ICD Brief 68.
Welcome! The big news of the week involved the public’s discovery of Spectre and Meltdown; two 20 year old serious vulnerabilities allowing easy penetration by hackers in almost every current computer and phone. We bring you the details and what you need to know going forward.
The rest of this mega edition highlights information sharing, innovative recruitment to fill the talent gap, best practices (in practice) cyber training, new cyber insurance benchmarks and a cyber security tool for driverless cars. Our feature by Marin Ivezic in CSO looks at The Tangible Threat of Cyber-Kinetic Attacks.
“Security experts scrambled on Friday to try to reassure computer users worldwide that a newly discovered type of security flaw can be managed — though not eliminated — through the simple act of updating software with patches that technology companies have been frantically developing for months.” Spectre and Meltdown: What you need to know going forward
“The U.S. Department of Commerce (DOC) and the U.S. Department of Homeland Security (DHS) released a draft report to President Donald Trump in response to the May 11, 2017 Presidential Executive Order on Strengthening the Cybersecurity of Federal Networks and Critical Infrastructure. The report identifies six principal themes:
• Automated, distributed attacks are a global problem.
• Effective tools exist, but are not widely used.
• Products should be secured during all stages of the lifecycle.
• Education and awareness is needed.
• Market incentives are misaligned.
• Automated, distributed attacks are an ecosystem-wide challenge.”
“The Department of Homeland Security (DHS) Science and Technology Directorate (S&T) has awarded 418 Intelligence Corporation of Herndon, Virginia $350,00…Through an effort titled “Benchmarking Cyber Threat Controls through Crowdsourcing,” the company will develop a prototype game-based, forecasting platform and user-experience that will engage participants in competition and mastery of the latest developments in cybersecurity.”
“Part of a program developed by a civilian entity accredited by the Department of Homeland Security, the exercise targeted critical infrastructure within a simulated city created by Metova Cybercents, and it uncovered potential cyber security susceptibilities, officials said.”
“As reported by Futurism, AI is an important component of the United States Navy’s Consolidated Afloat Networks and Enterprise Services (CANES) system.
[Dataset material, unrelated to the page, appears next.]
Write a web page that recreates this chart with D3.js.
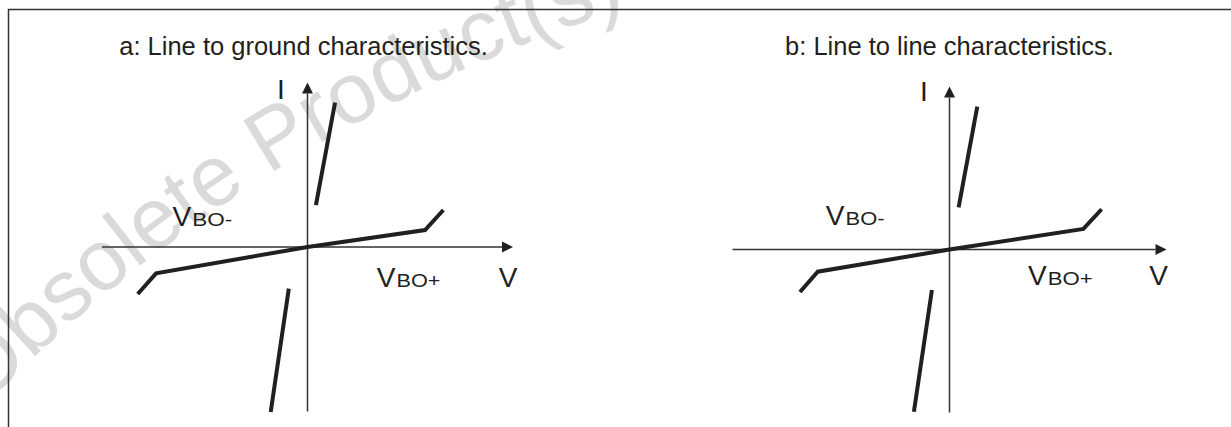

CANES links vessels including boats and submarines together, allowing information to be shared between on-shore locations and Navy crews at sea.”
“The tool is believed to be the first of its kind focused on automated vehicles. Mcity, led by U-M, is the nation’s largest public-private partnership working to advance connected and automated mobility.”
“The Department of Homeland Security’s National Cybersecurity Assessments and Technical Services team is beefing up its role in securing federal IT and critical infrastructure.”
“A Cyber Security Best Practice Guide has been developed to help busy small business operators understand the risks and how to prevent cyberattacks. The Australian Small Business and Family Enterprise Ombudsman published the guide after research showed that 60 per cent of small firms that experienced a cyber-breach went out of business within the following six months.”
“Released to much fanfare in October by Foreign Minister Julie Bishop, Australia’s International Cyber Engagement Strategy now forms an integral part of Australia’s future engagement with the region. The new strategy – part of the Australian government’s wider $230 million Cyber Security Strategy – outlines the country’s diplomatic, developmental and military approaches to cyberspace and cyber security for 2018.”
“Local innovation has progressed in a spectacular way over the past decade throughout Emerging Europe, although there are still countries – in particular Albania, Azerbaijan, Bosnia and Herzegovina, Moldova, Montenegro and Serbia – which lag behind. That is one the key findings of a major new report looking at start-up innovation and investment in Emerging Europe published by East-West Digital News (EWDN) in December 2017.”
“Before he was jailed, few people had heard of Wu Xiangyang. But when news of his conviction appeared in a state newspaper in late December, internet users across China took note. A small trader from the southern province of Guangxi, Mr Wu’s crime was to sell cheap and commonly used software that enables people to circumvent China’s draconian internet controls. His five-and-a-half-year prison sentence is the toughest-known penalty imposed for such “illegal business”.
“The Czech cyber and information security office (NUKIB) seated in Brno will operate in an emergency mode during the January 12-13 presidential election, with up to 25 experts ready to ward off any cyber-attack, which may happen, NUKIB spokesman Radek Holy told CTK on Thursday.”